A video and thank you for the teachers.

When I first came to the Bay Area and before I got a job that paid the rent, I worked as a teacher's aide in the Oakland public schools. I worked at children's centers as well as a volunteer; the centers were attached to the public schools.

I always liked kids and I had some thoughts about maybe becoming a teacher. My experience there as an aide and my own experience as a student as a youth reinforced the respect I have always had for teachers. Of course there are bad teachers, there are people in any occupation or public service that may have lost the will to produce their all or are just not nice people. What a job it is in today's world though, trying to give 35 kids speaking 8 languages the best education possible. All the ills of society are brought in to the classroom, broken homes, drug problems, just plain poverty and exhausted parent(s) working two jobs. I have a friend who teaches English to working class youth at a community college. She helps me, or if she has time, anyone who needs it and the love she has for her work can be seen in the passion when she's explaining what that dangling whatever means or why it is not best to put a preposition at the end of a sentence. Here is a video my friend sent me and it's a good one I think. Below it are two letters she received form students and that she treasures.

Dear Professor,

Thank you for being one of the best teacher I have met over the course of my education. Through primary school and middle school the focus of a lot of teachers has always been on the grades of their students and there was very little emphasis on their well-being otherwise. I grew up alone, surrounded by books and the Internet and I could never approach any of my teachers about anything, even though we were encouraged to was there a need. They were not helpful. They didn’t know how to deal with it effectively or how to deal with students effectively. You are the strongest, kindest and most beautiful woman I have ever met. I’ve never had a role model, but I eventually realized I want to be just like you as I grow older. I want to be knowledgeable.

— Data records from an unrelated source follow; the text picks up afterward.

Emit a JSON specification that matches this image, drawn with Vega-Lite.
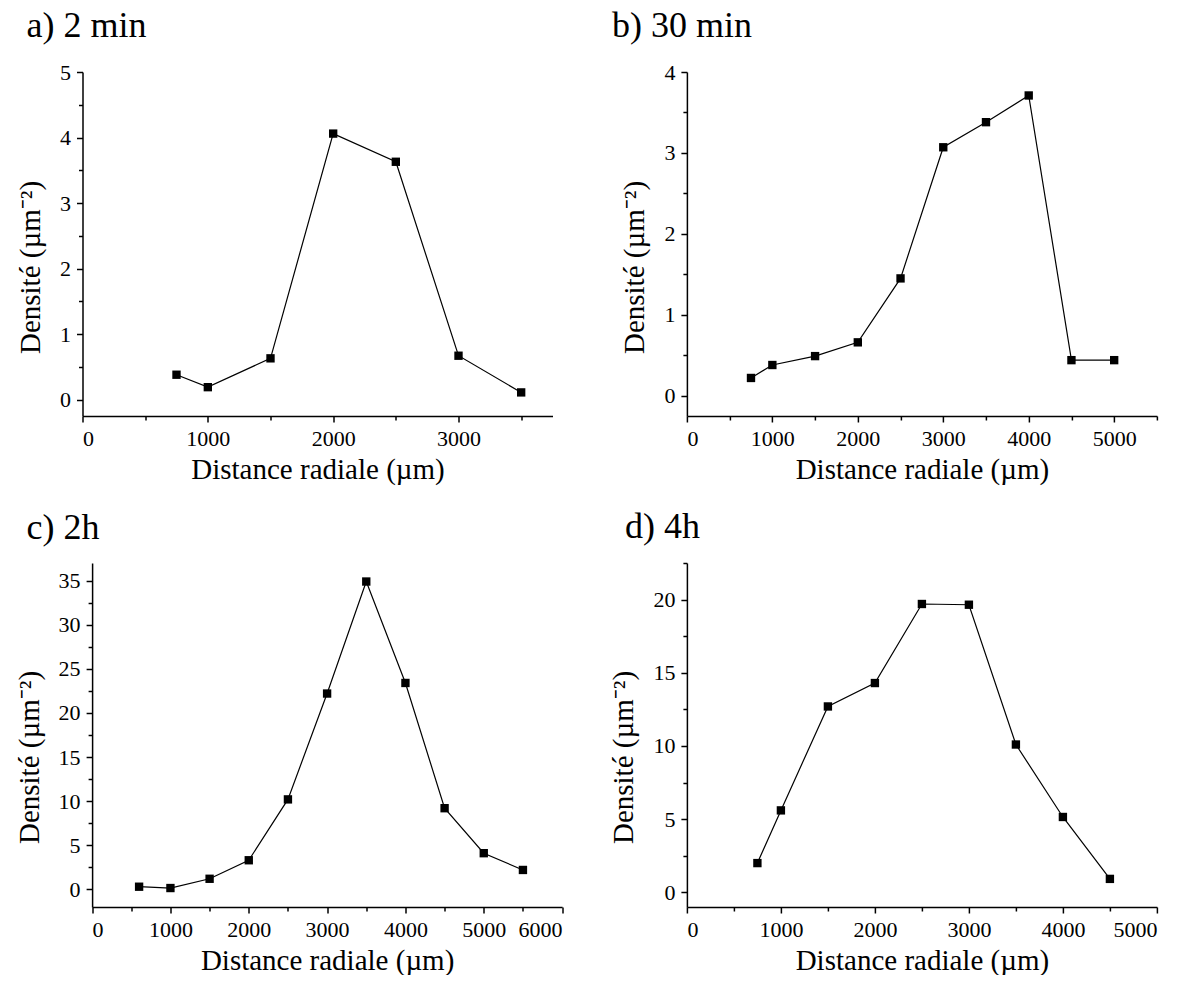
{
  "$schema": "https://vega.github.io/schema/vega-lite/v6.json",
  "background": "white",
  "padding": {"left": 14.5, "top": 8, "right": 0, "bottom": 0},
  "config": {
    "view": {"stroke": null},
    "font": "Liberation Serif",
    "axis": {"domainColor": "black", "domainWidth": 1.5, "tickColor": "black", "tickWidth": 1.5, "tickSize": 6, "labelColor": "black", "labelFont": "Liberation Serif", "labelFontSize": 22, "titleFont": "Liberation Serif", "titleFontSize": 29, "titleFontWeight": "normal", "titleColor": "black", "grid": false, "labelPadding": 6, "titlePadding": 6},
    "axisY": {"titlePadding": 14},
    "title": {"font": "Liberation Serif", "fontSize": 36, "fontWeight": "normal", "anchor": "start", "frame": "group", "color": "black", "baseline": "alphabetic"}
  },
  "datasets": {
    "a": [{"d": 750, "v": 0.38}, {"d": 1000, "v": 0.19}, {"d": 1500, "v": 0.63}, {"d": 2000, "v": 4.06}, {"d": 2500, "v": 3.63}, {"d": 3000, "v": 0.67}, {"d": 3500, "v": 0.11}],
    "b": [{"d": 750, "v": 0.22}, {"d": 1000, "v": 0.38}, {"d": 1500, "v": 0.49}, {"d": 2000, "v": 0.66}, {"d": 2500, "v": 1.45}, {"d": 3000, "v": 3.07}, {"d": 3500, "v": 3.38}, {"d": 4000, "v": 3.71}, {"d": 4500, "v": 0.44}, {"d": 5000, "v": 0.44}],
    "c": [{"d": 600, "v": 0.3}, {"d": 1000, "v": 0.15}, {"d": 1500, "v": 1.2}, {"d": 2000, "v": 3.3}, {"d": 2500, "v": 10.2}, {"d": 3000, "v": 22.2}, {"d": 3500, "v": 34.9}, {"d": 4000, "v": 23.4}, {"d": 4500, "v": 9.2}, {"d": 5000, "v": 4.1}, {"d": 5500, "v": 2.2}],
    "d": [{"d": 750, "v": 2.0}, {"d": 1000, "v": 5.6}, {"d": 1500, "v": 12.7}, {"d": 2000, "v": 14.3}, {"d": 2500, "v": 19.7}, {"d": 3000, "v": 19.65}, {"d": 3500, "v": 10.1}, {"d": 4000, "v": 5.15}, {"d": 4500, "v": 0.92}]
  },
  "columns": 2,
  "bounds": "flush",
  "spacing": {"row": 147, "column": 124.4},
  "concat": [
    {
      "width": 470, "height": 344,
      "title": {"text": "a) 2 min", "dx": -56, "offset": 16},
      "data": {"name": "a"},
      "layer": [
        {"mark": {"type": "line", "color": "black", "strokeWidth": 1.2},
         "encoding": {
           "x": {"field": "d", "type": "quantitative", "scale": {"domain": [0, 3750], "nice": false, "zero": false}, "axis": {"values": [0, 1000, 2000, 3000], "format": "d", "title": "Distance radiale (µm)"}},
           "y": {"field": "v", "type": "quantitative", "scale": {"domain": [-0.25, 5], "nice": false, "zero": false}, "axis": {"values": [0, 1, 2, 3, 4, 5], "title": "Densité (µm⁻²)", "titleY": 195}}
         }},
        {"mark": {"type": "square", "color": "black", "size": 70, "opacity": 1},
         "encoding": {
           "x": {"field": "d", "type": "quantitative", "axis": {"orient": "bottom", "values": [500, 1500, 2500, 3500], "labels": false, "domain": false, "tickSize": 4, "title": null}},
           "y": {"field": "v", "type": "quantitative", "axis": {"orient": "left", "values": [0.5, 1.5, 2.5, 3.5, 4.5], "labels": false, "domain": false, "tickSize": 4, "title": null}}
         }}
      ],
      "resolve": {"axis": {"x": "independent", "y": "independent"}}
    },
    {
      "width": 470, "height": 344,
      "title": {"text": "b) 30 min", "dx": -75, "offset": 16},
      "data": {"name": "b"},
      "layer": [
        {"mark": {"type": "line", "color": "black", "strokeWidth": 1.2},
         "encoding": {
           "x": {"field": "d", "type": "quantitative", "scale": {"domain": [0, 5500], "nice": false, "zero": false}, "axis": {"values": [0, 1000, 2000, 3000, 4000, 5000], "format": "d", "title": "Distance radiale (µm)"}},
           "y": {"field": "v", "type": "quantitative", "scale": {"domain": [-0.25, 4], "nice": false, "zero": false}, "axis": {"values": [0, 1, 2, 3, 4], "title": "Densité (µm⁻²)", "titleY": 195}}
         }},
        {"mark": {"type": "square", "color": "black", "size": 70, "opacity": 1},
         "encoding": {
           "x": {"field": "d", "type": "quantitative", "axis": {"orient": "bottom", "values": [500, 1500, 2500, 3500, 4500, 5500], "labels": false, "domain": false, "tickSize": 4, "title": null}},
           "y": {"field": "v", "type": "quantitative", "axis": {"orient": "left", "values": [0.5, 1.5, 2.5, 3.5], "labels": false, "domain": false, "tickSize": 4, "title": null}}
         }}
      ],
      "resolve": {"axis": {"x": "independent", "y": "independent"}}
    },
    {
      "width": 479.6, "height": 344,
      "title": {"text": "c) 2h", "dx": -56, "offset": 16},
      "data": {"name": "c"},
      "layer": [
        {"mark": {"type": "line", "color": "black", "strokeWidth": 1.2},
         "encoding": {
           "x": {"field": "d", "type": "quantitative", "scale": {"domain": [0, 6000], "range": [9.6, 479.6], "nice": false, "zero": false}, "axis": {"values": [0, 1000, 2000, 3000, 4000, 5000, 6000], "format": "d", "title": "Distance radiale (µm)"}},
           "y": {"field": "v", "type": "quantitative", "scale": {"domain": [-2, 37], "nice": false, "zero": false}, "axis": {"values": [0, 5, 10, 15, 20, 25, 30, 35], "title": "Densité (µm⁻²)", "titleY": 194, "offset": -9.6}}
         }},
        {"mark": {"type": "square", "color": "black", "size": 70, "opacity": 1},
         "encoding": {
           "x": {"field": "d", "type": "quantitative", "axis": {"orient": "bottom", "values": [500, 1500, 2500, 3500, 4500, 5500], "labels": false, "domain": false, "tickSize": 4, "title": null}},
           "y": {"field": "v", "type": "quantitative", "axis": {"orient": "left", "values": [2.5, 7.5, 12.5, 17.5, 22.5, 27.5, 32.5], "labels": false, "domain": false, "tickSize": 4, "title": null, "offset": -9.6}}
         }}
      ],
      "resolve": {"axis": {"x": "independent", "y": "independent"}}
    },
    {
      "width": 470, "height": 344,
      "title": {"text": "d) 4h", "dx": -62, "offset": 16},
      "data": {"name": "d"},
      "layer": [
        {"mark": {"type": "line", "color": "black", "strokeWidth": 1.2},
         "encoding": {
           "x": {"field": "d", "type": "quantitative", "scale": {"domain": [0, 5000], "nice": false, "zero": false}, "axis": {"values": [0, 1000, 2000, 3000, 4000, 5000], "format": "d", "title": "Distance radiale (µm)"}},
           "y": {"field": "v", "type": "quantitative", "scale": {"domain": [-1, 22.5], "nice": false, "zero": false}, "axis": {"values": [0, 5, 10, 15, 20], "title": "Densité (µm⁻²)", "titleY": 194}}
         }},
        {"mark": {"type": "square", "color": "black", "size": 70, "opacity": 1},
         "encoding": {
           "x": {"field": "d", "type": "quantitative", "axis": {"orient": "bottom", "values": [500, 1500, 2500, 3500, 4500], "labels": false, "domain": false, "tickSize": 4, "title": null}},
           "y": {"field": "v", "type": "quantitative", "axis": {"orient": "left", "values": [2.5, 7.5, 12.5, 17.5, 22.5], "labels": false, "domain": false, "tickSize": 4, "title": null}}
         }}
      ],
      "resolve": {"axis": {"x": "independent", "y": "independent"}}
    }
  ]
}
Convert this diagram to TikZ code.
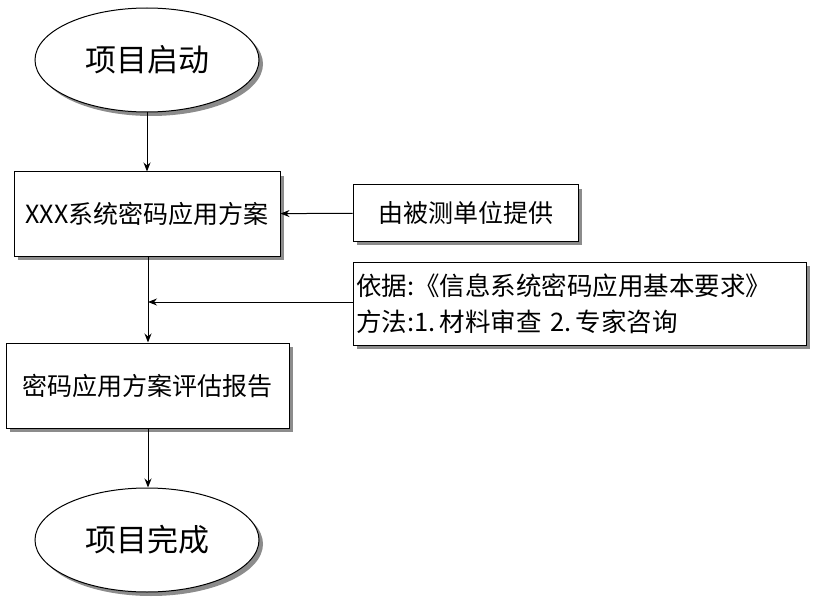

I want to be well-read. I want to be kind and strong and independent. I want to realize that I don’t need the validation of a man, to understand that I don’t need the validation of anybody to be happy. This is a problem that I’ve struggled with constantly, having been bullied by males about my height and weight, but it was the section on women during class that allowed me to lift my head high and finally let go of the resentment that I harbored towards those boys. For the first time in a long while, I didn’t feel alone anymore. I knew I could talk to you if I had to, and that was all I needed—a parent figure who could comfort me and tell me everything was going to be alright and a person that I could talk to about anything. It was like I had gained a mother or an older sister—and I was glad, because my mother and I might as well be strangers. I ‘m glad you became a professor here. I’m glad I met you. Thank you for all your concern and help and time and effort, both inside and outside of classes. Sincerely, and with love .

From another student:
May we meet again someday in our lifetime so that you can see how much more knowledgeable and wiser I became thanks to the wisdom that you have passed down to me. Never more so than now that you have taught me that being my own self with my own ideas, personality and unique talents is the only thing that will help make me stand out in a crowd of thousands. Thank you for being the wonderful teacher that you are and please continue to inspire others like me out there in this small world of people who are “Waiting for Godot.”